Insomma, le contestazioni dell’organo ministeriale sono tante e non di poco conto. Puntano alla sostanza, allo scheletro architettonico del progetto, soprassedendo su ciò che riguarda colori, rifiniture e materiali. In altri casi, forse, si sarebbe arrivati anche a una bocciatura dei prospetti.
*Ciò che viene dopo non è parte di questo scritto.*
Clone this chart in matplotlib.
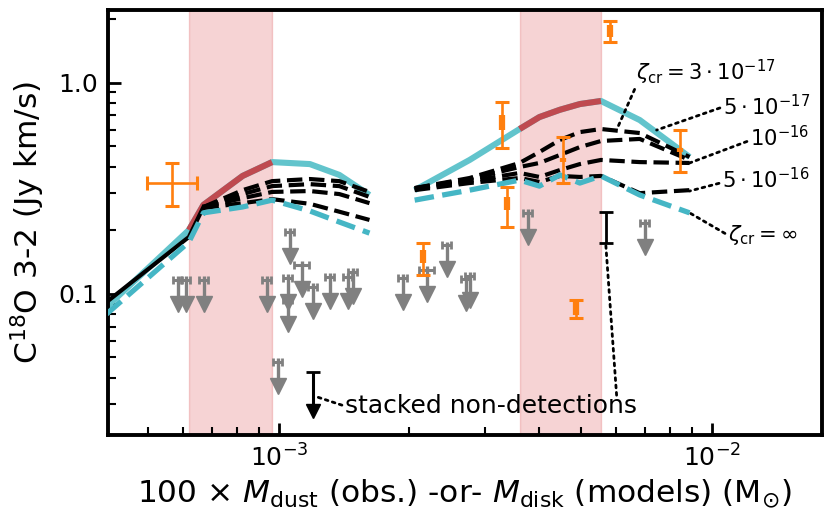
import matplotlib.pyplot as plt
import numpy as np
from matplotlib.ticker import NullFormatter

# ---- models, low-mass set (M_disk in Msun, flux in Jy km/s)
m_left = [4.0e-4, 6.2e-4, 6.7e-4, 8.25e-4, 9.65e-4, 1.18e-3, 1.38e-3, 1.62e-3]
cyan_left = [0.0866, 0.2006, 0.264, 0.362, 0.421, 0.412, 0.366, 0.294]
inf_left = [0.0802, 0.176, 0.242, 0.258, 0.278, 0.247, 0.219, 0.194]
m_left_low = [4.0e-4, 6.2e-4, 6.7e-4]
black_left_low = [0.0914, 0.186, 0.258]
m_left_zeta = [6.7e-4, 8.25e-4, 9.65e-4, 1.18e-3, 1.38e-3, 1.62e-3]
z3e17_left = [0.258, 0.310, 0.342, 0.350, 0.342, 0.304]
z5e17_left = [0.258, 0.297, 0.324, 0.331, 0.324, 0.288]
z1e16_left = [0.258, 0.284, 0.304, 0.307, 0.297, 0.269]
z5e16_left = [0.255, 0.269, 0.281, 0.267, 0.245, 0.224]

# ---- models, high-mass set
m_right = [2.06e-3, 2.76e-3, 3.6e-3, 4.0e-3, 4.46e-3, 4.96e-3, 5.55e-3, 6.82e-3, 8.89e-3]
cyan_right = [0.310, 0.431, 0.604, 0.688, 0.745, 0.793, 0.820, 0.666, 0.445]
inf_right = [0.278, 0.310, 0.346, 0.324, 0.366, 0.335, 0.362, 0.294, 0.242]
z3e17_right = [0.317, 0.354, 0.417, 0.470, 0.536, 0.584, 0.604, 0.578, 0.445]
z5e17_right = [0.317, 0.350, 0.399, 0.417, 0.455, 0.496, 0.530, 0.542, 0.431]
z1e16_right = [0.314, 0.342, 0.374, 0.358, 0.386, 0.412, 0.431, 0.421, 0.417]
z5e16_right = [0.310, 0.335, 0.354, 0.339, 0.362, 0.358, 0.362, 0.300, 0.310]

band_left = (6.2e-4, 9.65e-4)
band_right = (3.6e-3, 5.55e-3)

# ---- detections (orange)
det_x = [5.81e-3, 3.27e-3, 3.36e-3, 4.53e-3, 8.44e-3, 4.85e-3, 2.15e-3]
det_y = [1.78, 0.645, 0.264, 0.431, 0.480, 0.0857, 0.1478]
det_lo = [1.561, 0.491, 0.207, 0.335, 0.378, 0.0768, 0.1228]
det_hi = [1.963, 0.811, 0.321, 0.553, 0.597, 0.0935, 0.174]
det_in_lo = [1.648, 0.597, 0.2495, 0.42, 0.47, 0.0793, 0.140]
det_in_hi = [1.879, 0.704, 0.288, 0.44, 0.49, 0.0914, 0.161]
# detection with dust-mass error
cross_x, cross_y = 5.66e-4, 0.335
cross_xerr = [[0.70e-4], [0.80e-4]]
cross_yerr = [[0.075], [0.082]]

# ---- upper limits (gray)
ul_x = [5.84e-4, 6.10e-4, 6.71e-4, 9.38e-4, 1.060e-3, 1.049e-3, 1.049e-3, 1.130e-3,
        1.198e-3, 1.312e-3, 1.443e-3, 1.482e-3, 9.95e-4, 1.933e-3, 2.197e-3,
        2.443e-3, 2.761e-3, 2.70e-3, 3.759e-3, 7.0e-3]
ul_y = [0.1162, 0.1162, 0.1162, 0.1162, 0.1963, 0.1188, 0.0935, 0.137,
        0.1077, 0.1202, 0.1202, 0.1268, 0.0475, 0.1188, 0.1297,
        0.170, 0.1215, 0.1175, 0.242, 0.217]
ul_xfrac = [0.024, 0.024, 0.024, 0.024, 0.024, 0.024, 0.024, 0.038,
            0.024, 0.024, 0.024, 0.024, 0.024, 0.024, 0.038,
            0.024, 0.024, 0.024, 0.024, 0.024]

# ---- stacked
stack_det_x, stack_det_y, stack_det_lo, stack_det_hi = 5.69e-3, 0.205, 0.174, 0.244
stack_ul_x, stack_ul_y = 1.198e-3, 0.0426

cyan = '#62c4cc'
cyan_d = '#45b6c5'
red = '#bf4a50'
orange = '#ff7f0e'

fig = plt.figure(figsize=(8.3, 5.32), dpi=100)
ax = fig.add_axes([0.130, 0.182, 0.860, 0.799])
ax.set_xscale('log')
ax.set_yscale('log')

for b in (band_left, band_right):
    ax.axvspan(b[0], b[1], color='tab:red', alpha=0.2, lw=1, zorder=0)

for m, c, band in ((m_left, cyan_left, band_left), (m_right, cyan_right, band_right)):
    m = np.array(m)
    c = np.array(c)
    ax.plot(m, c, color=cyan, lw=4.4, solid_capstyle='butt', zorder=2)
    sel = (m >= band[0] * 0.999) & (m <= band[1] * 1.001)
    ax.plot(m[sel], c[sel], color=red, lw=4.4, solid_capstyle='butt', zorder=2.1)

ax.plot(m_left_low, black_left_low, color='k', lw=3, zorder=3)
for z in (z3e17_left, z5e17_left, z1e16_left, z5e16_left):
    ax.plot(m_left_zeta, z, color='k', lw=3, ls='--', zorder=3)
for z in (z3e17_right, z5e17_right, z1e16_right, z5e16_right):
    ax.plot(m_right, z, color='k', lw=3, ls='--', zorder=3)
ax.plot(m_left, inf_left, color=cyan_d, lw=3.8, ls='--', zorder=3.1)
ax.plot(m_right, inf_right, color=cyan_d, lw=3.8, ls='--', zorder=3.1)

# upper limits
ul_x = np.array(ul_x)
ul_y = np.array(ul_y)
ax.errorbar(ul_x, ul_y, xerr=ul_x * np.array(ul_xfrac), fmt='none', ecolor='gray',
            elinewidth=2.2, capsize=2.8, capthick=2, zorder=4)
ax.vlines(ul_x, ul_y * 0.78, ul_y * 1.04, color='gray', lw=2.4, zorder=4)
ax.plot(ul_x, ul_y * 0.77, 'v', color='gray', ms=11, zorder=4)

# detections
det_y = np.array(det_y)
yerr = [det_y - np.array(det_lo), np.array(det_hi) - det_y]
ax.errorbar(det_x, det_y, yerr=yerr, fmt='none', ecolor=orange, elinewidth=1.9,
            capsize=5, capthick=2.2, zorder=5)
ax.vlines(det_x, det_in_lo, det_in_hi, color=orange, lw=4.5, zorder=5)
ax.errorbar([cross_x], [cross_y], xerr=cross_xerr, yerr=cross_yerr, fmt='none',
            ecolor=orange, elinewidth=1.9, capsize=5, capthick=2.2, zorder=5)

# stacked
ax.errorbar([stack_det_x], [stack_det_y],
            yerr=[[stack_det_y - stack_det_lo], [stack_det_hi - stack_det_y]],
            fmt='none', ecolor='k', elinewidth=2, capsize=5, capthick=2, zorder=5)
ax.vlines([stack_ul_x], [stack_ul_y * 0.66], [stack_ul_y], color='k', lw=2.2, zorder=5)
ax.plot([stack_ul_x], [stack_ul_y], '_', color='k', ms=10, mew=2, zorder=5)
ax.plot([stack_ul_x], [stack_ul_y * 0.653], 'v', color='k', ms=10, zorder=5)

lead = dict(arrowstyle='-', ls=':', lw=2, color='k', shrinkA=0, shrinkB=0)
fs = 15.2
ax.annotate(r'$\zeta_{\rm cr} = 3\cdot10^{-17}$', xy=(6.07e-3, 0.617), xytext=(6.68e-3, 1.125),
            fontsize=fs, va='center', ha='left', arrowprops=dict(lead, relpos=(0, 0)))
ax.annotate(r'$5\cdot10^{-17}$', xy=(7.46e-3, 0.597), xytext=(1.06e-2, 0.768),
            fontsize=fs, va='center', ha='left', arrowprops=dict(lead, relpos=(0, 0.5)))
ax.annotate(r'$10^{-16}$', xy=(8.89e-3, 0.417), xytext=(1.224e-2, 0.548),
            fontsize=fs, va='center', ha='left', arrowprops=dict(lead, relpos=(0, 0.4)))
ax.annotate(r'$5\cdot10^{-16}$', xy=(8.89e-3, 0.307), xytext=(1.055e-2, 0.346),
            fontsize=fs, va='center', ha='left', arrowprops=dict(lead, relpos=(0, 0.4)))
ax.annotate(r'$\zeta_{\rm cr} = \infty$', xy=(8.89e-3, 0.242), xytext=(1.089e-2, 0.190),
            fontsize=fs, va='center', ha='left', arrowprops=dict(lead, relpos=(0, 0.5)))
ax.annotate('stacked non-detections', xy=(1.23e-3, 0.0324), xytext=(1.42e-3, 0.0294),
            fontsize=18, va='center', ha='left', arrowprops=dict(lead, relpos=(0, 0.5)))
ax.annotate('', xy=(5.69e-3, 0.174), xytext=(6.03e-3, 0.0331), arrowprops=lead)

ax.set_xlim(4.03e-4, 1.795e-2)
ax.set_ylim(0.0214, 2.21)
ax.set_yticks([0.1, 1.0], ['0.1', '1.0'])
ax.yaxis.set_minor_formatter(NullFormatter())
ax.xaxis.set_minor_formatter(NullFormatter())

for s in ax.spines.values():
    s.set_linewidth(2.8)
ax.tick_params(which='both', direction='in', top=False, right=False, labelsize=18, pad=7)
ax.tick_params(which='major', length=9, width=2)
ax.tick_params(which='minor', length=6, width=1.5)

ax.set_xlabel(r'100 $\times$ $M_{\rm dust}$ (obs.) -or- $M_{\rm disk}$ (models) (M$_{\odot}$)',
              fontsize=22.5, labelpad=4)
ax.set_ylabel(r'C$^{18}$O 3-2 (Jy km/s)', fontsize=22.5, labelpad=8)

fig.savefig('out.png', dpi=100)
Ma contro ogni tempistica standard, appena quattro mesi dopo, agosto 2020, c’è un nuovo progetto sulla scrivania del soprintende Pessina. La società è cambiata: a Cdp è subentrata la Savills che gestisce il fondo immobiliare “Future Living”, di proprietà della joint venture Hines e Blue Noble, attuali committenti del progetto. La nuova proposta accoglie tutte le osservazioni fatte “all’impaginazione dei fronti”, permettendo così di superare le criticità. C’è quindi il “parere favorevole e vincolante” della Soprintendenza, che detta però delle condizioni: la “scelta dei materiali, degli infissi, delle finiture esterne delle facciate, pavimenti e sistemazioni del verde, illuminazioni e arredi, sia concordata in corso d’opera in cantiere”.
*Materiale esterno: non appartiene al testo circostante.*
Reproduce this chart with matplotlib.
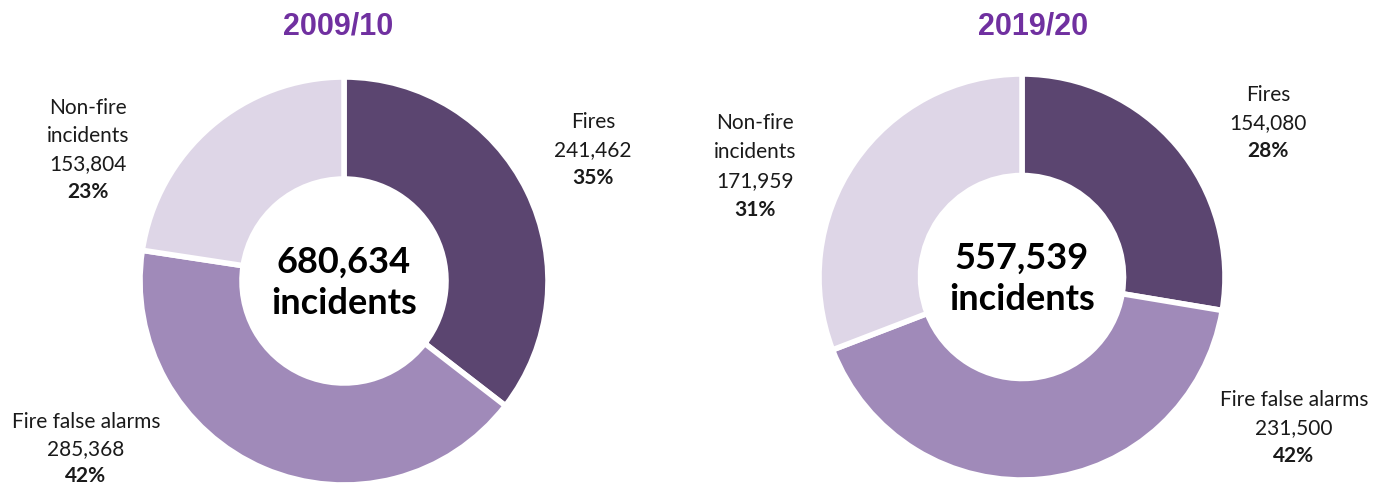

Le stesse indicazioni si leggono anche nell’autorizzazione paesaggistica della direzione urbanistica del Comune di Firenze, rilasciata a settembre 2020. La commissione per il paesaggio di Palazzo Vecchio, citiamo testualmente, “ritiene che l’intervento proposto, per caratteristiche costruttive e materiali usati, sia compatibile con il contesto paesaggistico di riferimento, ponendosi in corretta relazione con lo stato di luoghi”. Di questa nuova versione (ancora) non c’è traccia. Anche se le perplessità che sorgono sono tante. Perché non si è interventi sul colore? E soprattutto, perché sono stati usati materiali così impattanti? Nel 2020, come dichiarato pochi giorni fa da Hines, il progetto è stato definitivamente approvato tramite il rilascio del permesso di costruire. E materiali e colori, tanto contestati negli ultimi giorni per l’impatti con lo skyline fiorentino, sono stati scelti dalle società in una tavolozza esaminata e approvata dalla Soprintendenza.